Spontaneous Order vs Locality and some inane analogies

As I continue my bedtime reading in political science (currently Boaz's The Libertarian Reader), I keep returning to the steepest descent metaphor for economic systems. I want to revisit this analogy to explore its different facets.

First, recall the concept of spontaneous order, associated with the Austrian School of Economics. Spontaneous order refers to the development of complex social and economic relations arising, not from a guiding intelligence, but from the separate actions of many individuals acting in their own self interest. In mathematics and physics, we frequently see similar phenomena: a system's dynamics are dictated by some energy functional. The system evolves in such a way as to minimize the energy. For the analogy to be apt, however, we do not consider arbitrary energy functionals. We consider only those which are defined by summing (integrating) a local energy. By 'local', I mean that the energy contribution at each point is computed from information that can be measured near that point (e.g. slopes). Then the energy minimizing dynamics at each point require information available at that point, and not global information. A mathematician can construct physically unreasonable systems which do not possess this locality property. Then the analogy with spontaneous order breaks down. So, the relevant correspondence here is

spontaneous order <-> locality of energy.

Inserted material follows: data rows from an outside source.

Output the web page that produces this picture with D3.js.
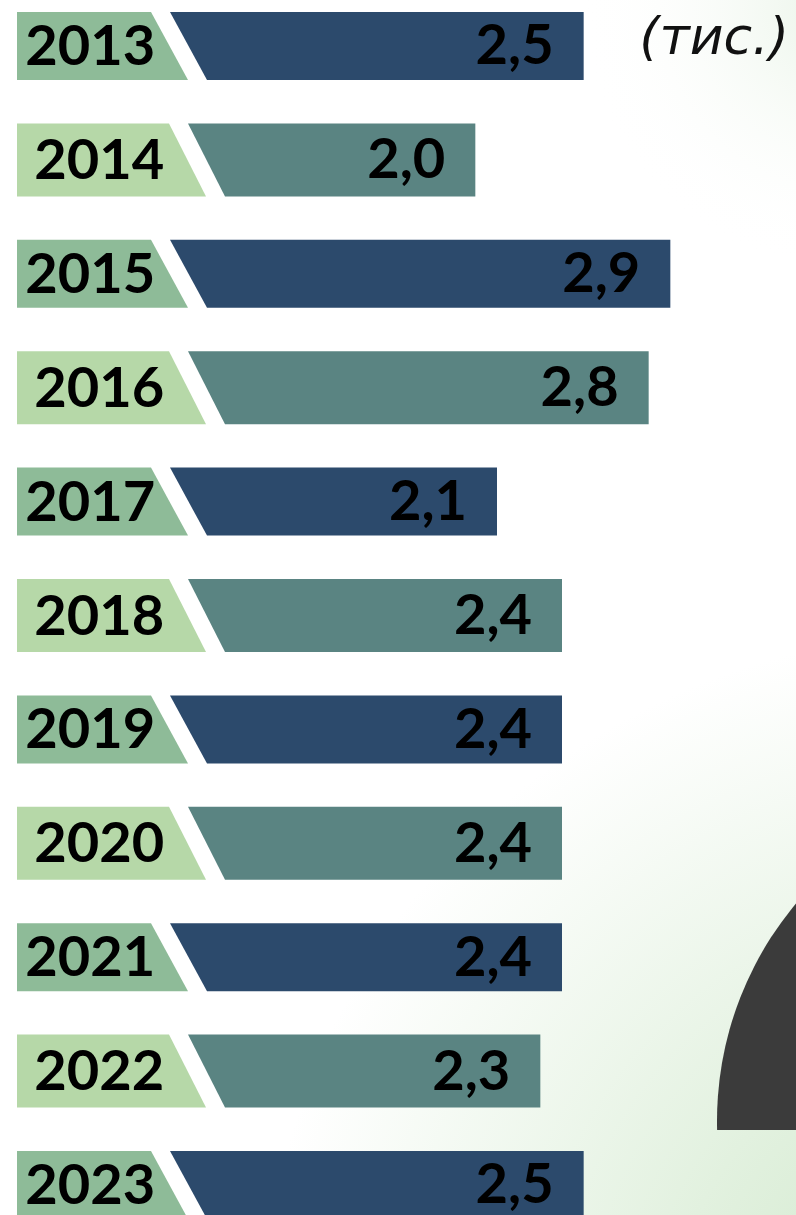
<!DOCTYPE html>
<html>
<head>
<meta charset="utf-8">
<script src="https://cdn.jsdelivr.net/npm/d3@7"></script>
<style>
  html, body { margin: 0; padding: 0; background: #fff; }
  #chart svg { display: block; }
  .year { font-family: Lato, sans-serif; font-weight: 700; font-size: 56px; fill: #000; }
  .value { font-family: Lato, sans-serif; font-weight: 700; font-size: 56px; fill: #000; }
  .unit { font-family: 'DejaVu Sans', sans-serif; font-style: italic; font-size: 52px; fill: #111; }
</style>
</head>
<body>
<div id="chart"></div>
<script>
// data
const years = ['2013', '2014', '2015', '2016', '2017', '2018', '2019', '2020', '2021', '2022', '2023'];
const values = [2.5, 2.0, 2.9, 2.8, 2.1, 2.4, 2.4, 2.4, 2.4, 2.3, 2.5];
const valueLabels = ['2,5', '2,0', '2,9', '2,8', '2,1', '2,4', '2,4', '2,4', '2,4', '2,3', '2,5'];
const unitLabel = '(тис.)';

// constants
const width = 796,
      height = 1215;

const colors = {
  bar: ['#2c4a6c', '#5a8482'],
  tag: ['#8ebb98', '#b6d8a8']
};

let xScale,
    yScale,
    rows;

let $svg,
    $rows;

function init() {
  rows = years.map((year, i) => ({
    year,
    value: values[i],
    label: valueLabels[i],
    odd: i % 2
  }));

  xScale = d3.scaleLinear()
    .domain([0, 3])
    .range([42, 692]);

  yScale = d3.scalePoint()
    .domain(years)
    .range([46, 1185]);

  $svg = d3.select('#chart').append('svg')
    .attr('width', width)
    .attr('height', height);

  drawBackground();
  drawRows();
}

function drawBackground() {
  const defs = $svg.append('defs');

  const bg = defs.append('radialGradient')
    .attr('id', 'bg')
    .attr('gradientUnits', 'userSpaceOnUse')
    .attr('cx', 960).attr('cy', 1330).attr('r', 820);
  bg.append('stop').attr('offset', 0).attr('stop-color', '#cfe8cb');
  bg.append('stop').attr('offset', 0.35).attr('stop-color', '#e2f1df');
  bg.append('stop').attr('offset', 0.85).attr('stop-color', '#ffffff');

  const corner = defs.append('radialGradient')
    .attr('id', 'corner')
    .attr('gradientUnits', 'userSpaceOnUse')
    .attr('cx', 840).attr('cy', 10).attr('r', 260);
  corner.append('stop').attr('offset', 0).attr('stop-color', '#eaf4e8');
  corner.append('stop').attr('offset', 1).attr('stop-color', '#ffffff').attr('stop-opacity', 0);

  $svg.append('rect')
    .attr('width', width)
    .attr('height', height)
    .attr('fill', 'url(#bg)');

  $svg.append('rect')
    .attr('width', width)
    .attr('height', height)
    .attr('fill', 'url(#corner)');

  // dark round shape bottom right, cut flat at its base
  const cx = 1056, cy = 1121, r = 339, base = 1130;
  const dx = Math.sqrt(r * r - (base - cy) * (base - cy));
  $svg.append('path')
    .attr('fill', '#3b3b3b')
    .attr('d', `M${cx - dx},${base} A${r},${r} 0 1 1 ${cx + dx},${base} Z`);

  $svg.append('text')
    .classed('unit', true)
    .attr('x', 789)
    .attr('y', 54)
    .attr('text-anchor', 'end')
    .text(unitLabel);
}

function drawRows() {
  const left = 17,
        slant = 37,
        gap = 19;

  $rows = $svg.selectAll('.row')
    .data(rows)
    .enter()
    .append('g')
    .classed('row', true)
    .attr('transform', d => `translate(0, ${yScale(d.year)})`);

  // geometry per row (alternating tag width / bar height)
  const h = d => d.odd ? 73 : 68;
  const tagRight = d => d.odd ? 169 : 151;

  $rows.append('path')
    .classed('tag', true)
    .attr('fill', d => colors.tag[d.odd])
    .attr('d', d => {
      const t = -h(d) / 2, b = h(d) / 2;
      return `M${left},${t}H${tagRight(d)}L${tagRight(d) + slant},${b}H${left}Z`;
    });

  $rows.append('path')
    .classed('bar', true)
    .attr('fill', d => colors.bar[d.odd])
    .attr('d', d => {
      const t = -h(d) / 2, b = h(d) / 2;
      const x0 = tagRight(d) + gap;
      return `M${x0},${t}H${xScale(d.value)}V${b}H${x0 + slant}Z`;
    });

  $rows.append('text')
    .classed('year', true)
    .attr('x', d => (left + tagRight(d) + slant / 2) / 2 - 3)
    .attr('y', 0)
    .attr('dy', '0.34em')
    .attr('text-anchor', 'middle')
    .text(d => d.year);

  $rows.append('text')
    .classed('value', true)
    .attr('x', d => xScale(d.value) - 30)
    .attr('y', 0)
    .attr('dy', '0.33em')
    .attr('text-anchor', 'end')
    .text(d => d.label);
}

init();
</script>
</body>
</html>
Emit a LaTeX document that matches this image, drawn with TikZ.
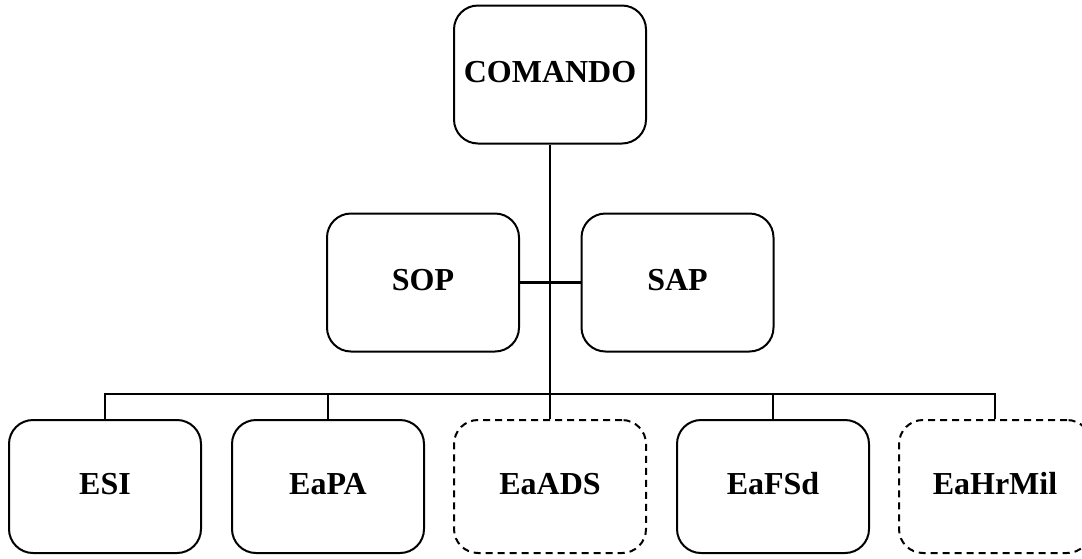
\documentclass[tikz,border=0pt]{standalone}
\usepackage{fontspec}
\setmainfont{Liberation Serif}
\begin{document}
\begin{tikzpicture}[x=1pt,y=-1pt,
  box/.style={draw=black,line width=2pt,rounded corners=24pt,minimum width=192pt,minimum height=138pt,inner sep=0pt,text height=22pt,text depth=7pt,font=\fontsize{32}{36}\selectfont\bfseries},
  lowbox/.style={box,minimum height=133pt},
  dbox/.style={lowbox,dash pattern=on 7pt off 5pt},
  conn/.style={line width=2.4pt}]
\useasboundingbox (0,0) rectangle (1082,558);
\node[box] (com) at (550,74.5) {COMANDO};
\node[box] (sop) at (423,282.5) {SOP};
\node[box] (sap) at (677.5,282.5) {SAP};
\node[lowbox] (esi) at (105,486.5) {ESI};
\node[lowbox] (eapa) at (328,486.5) {EaPA};
\node[dbox] (eaads) at (550,486.5) {EaADS};
\node[lowbox] (eafsd) at (773,486.5) {EaFSd};
\node[dbox] (eahr) at (995,486.5) {EaHrMil};
\coordinate (bus) at (550,394);
\draw[conn] (com.south) -- (bus);
\draw[conn] (sop.east) -- (sap.west);
\draw[conn] (esi.north) |- (bus) -| (eahr.north);
\draw[conn] (eapa.north) -- (eapa.north |- bus);
\draw[conn] (eaads.north) -- (bus);
\draw[conn] (eafsd.north) -- (eafsd.north |- bus);
\end{tikzpicture}
\end{document}
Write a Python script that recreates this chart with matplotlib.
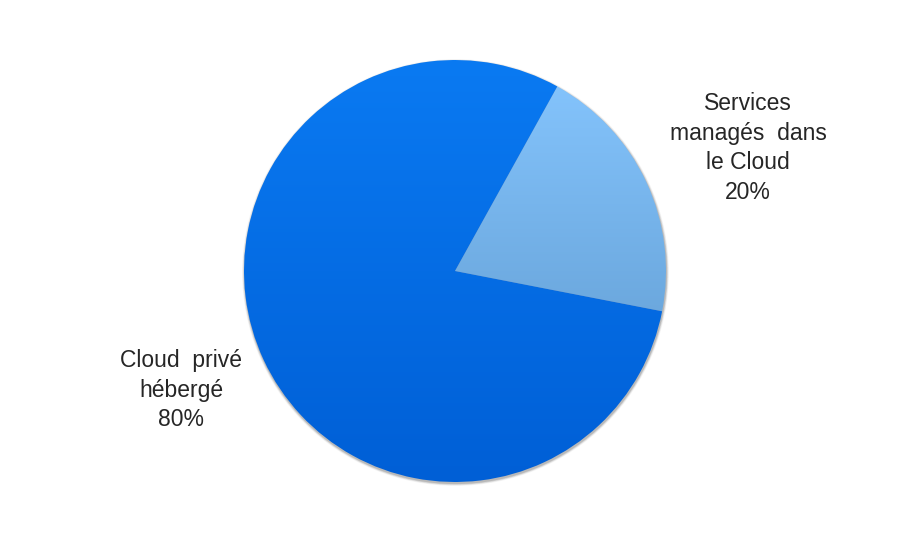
import matplotlib.pyplot as plt
import numpy as np
from matplotlib.patches import Circle

plt.rcParams['font.family'] = ['Liberation Sans', 'DejaVu Sans']

# parts of the pie (percent)
labels = ['Services\nmanagés  dans\nle Cloud', 'Cloud  privé\nhébergé']
shares = [20, 80]
# gradient colours (top, bottom) for each slice
grad_top = ['#86c6ff', '#0a7af2']
grad_bot = ['#5a94c8', '#005fd6']

W, H = 909, 545
cx, cy, r = 455, 545 - 271, 211

fig = plt.figure(figsize=(W / 100, H / 100), dpi=100)
ax = fig.add_axes([0, 0, 1, 1])

# soft shadow under the pie
for k, a in zip(range(4, 0, -1), [0.04, 0.06, 0.08, 0.12]):
    ax.add_patch(Circle((cx + 0.5, cy - 1.5), r + k * 0.6, color='black', alpha=a,
                        lw=0, zorder=0))

wedges, _ = ax.pie(shares, startangle=-11, counterclock=True, radius=r,
                   center=(cx, cy), frame=True,
                   wedgeprops=dict(linewidth=0))
ax.set_xlim(0, W)
ax.set_ylim(0, H)
ax.set_aspect('equal')
ax.axis('off')

# paint a vertical gradient inside each wedge
t = np.linspace(0, 1, 256)[:, None]
for w, c0, c1 in zip(wedges, grad_top, grad_bot):
    a = np.array(plt.matplotlib.colors.to_rgb(c0))
    b = np.array(plt.matplotlib.colors.to_rgb(c1))
    img = a[None, None, :] * (1 - t[..., None]) + b[None, None, :] * t[..., None]
    img = np.repeat(img, 2, axis=1)
    w.set_facecolor('none')
    im = ax.imshow(img, extent=(cx - r, cx + r, cy - r, cy + r), origin='upper',
                   aspect='auto', zorder=1, interpolation='bilinear')
    im.set_clip_path(w)

# labels
txt = dict(fontsize=16.5, color='#262626', ha='center', va='center', linespacing=1.36)
ax.text(748, H - 148, labels[0] + '\n{}%'.format(shares[0]), **txt)
ax.text(181, H - 390, labels[1] + '\n{}%'.format(shares[1]), **txt)

fig.savefig('out.png', dpi=100)
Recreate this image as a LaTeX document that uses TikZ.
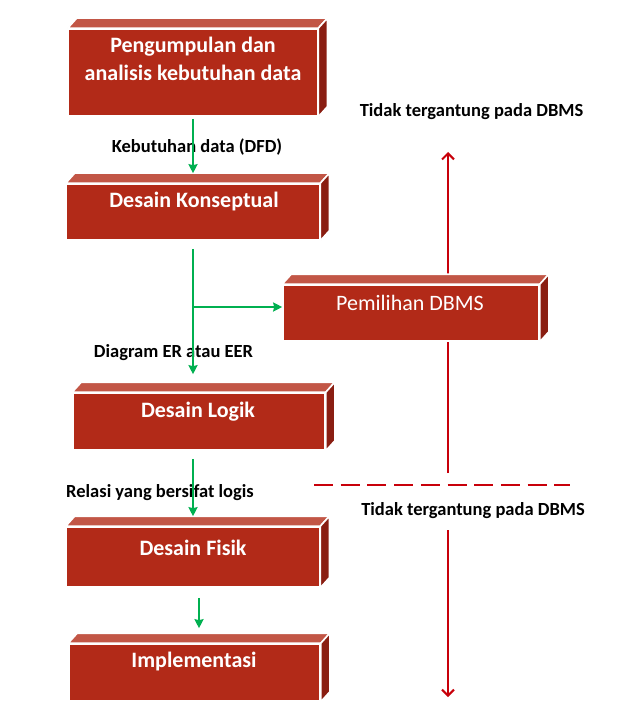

Viewed as the dynamics of a system determined by a local energy, the emergence of spontaneous order is essentially tautological. To recast it as a nontrivial statement, you need to turn it into the assertion that the socioeconomic dynamics are determined by a local energy. Then the emergence of spontaneous order follows from hypotheses such as the absence of a strong central government. Extracting political implications requires an assertion that a local energy functional is better than a nonlocal one, the latter being the natural model for a socioeconomic arrangement based on a guiding state or elite. This returns one to the perpetual conflict between small government conservatives and statists: should individuals or a governing elite determine the choice of energy functional (and thus definition of optimal state) for the society? Should individual happiness or the progress of the collective be regarded as the greater good?

Now we pause to enjoy cheap analogies. In partial differential equations class, we study the most fundamental and ubiquitous energy functional: the local energy of a function f defined on some region M and taking values in some constraint space N is defined to be the square of its derivative, |df|^2 (simply a measure of steepness of slope). If the accessible values, N, are completely unconstrained, then the system evolves to a utopian state where every point has the same value - the resources are equally distributed. When there are constraints on values, however, the dynamics are very complicated. Consider a utopia where every member of M is exactly the same; geometrically we model such a system by assuming M is a sphere (we require it to be a compact connected manifold). If we assume N is a finite size constraint space (a compact manifold), then the dynamics are unstable. Generically, one can always lower the total energy by concentrating all the energy (resources) at a single point. So for my all time cheapest mathematical analogy, we find generically that a completely homogeneous society evolves to one where a single member controls all the resources. Fortunately (think Stalin) these dynamics do not lead to stable equilibria.


Jumping from a cheap analogy to one that I find more instructive, I pass to the numerical approximation of the preceding dynamics. If you wish to model these dynamics on a computer, you have to approximate the infinite number of points on your space M by some finite grid, use the grid to compute approximate energies, and from this data, compute an approximate flow. The finer your grid, the better your approximation is to the optimal energy minimizing flow. The longer you run your approximation, the more you deviate from the optimal dynamics. When designing and executing statist policies, the government divides the population into categories, creating a coarse grid. If we assumed, counterfactually, that Congress understood economics, then we could pretend that it could compute an approximate energy for this grid and a consequent approximate energy minimizing flow. Passage to a grid, however, still entails a loss of data; hence, the approximation deviates from the optimal flow, and the deviation increases the longer the statist policies run, rendering the society ever less prosperous than its optimal state. The primary weakness of this analogy is the pretense that Congress actually includes economic analysis into its policy. With our current Congress, one can discard this pretty dynamics picture, replacing it with a discussion of the downside of pouring sugar into your gas tank.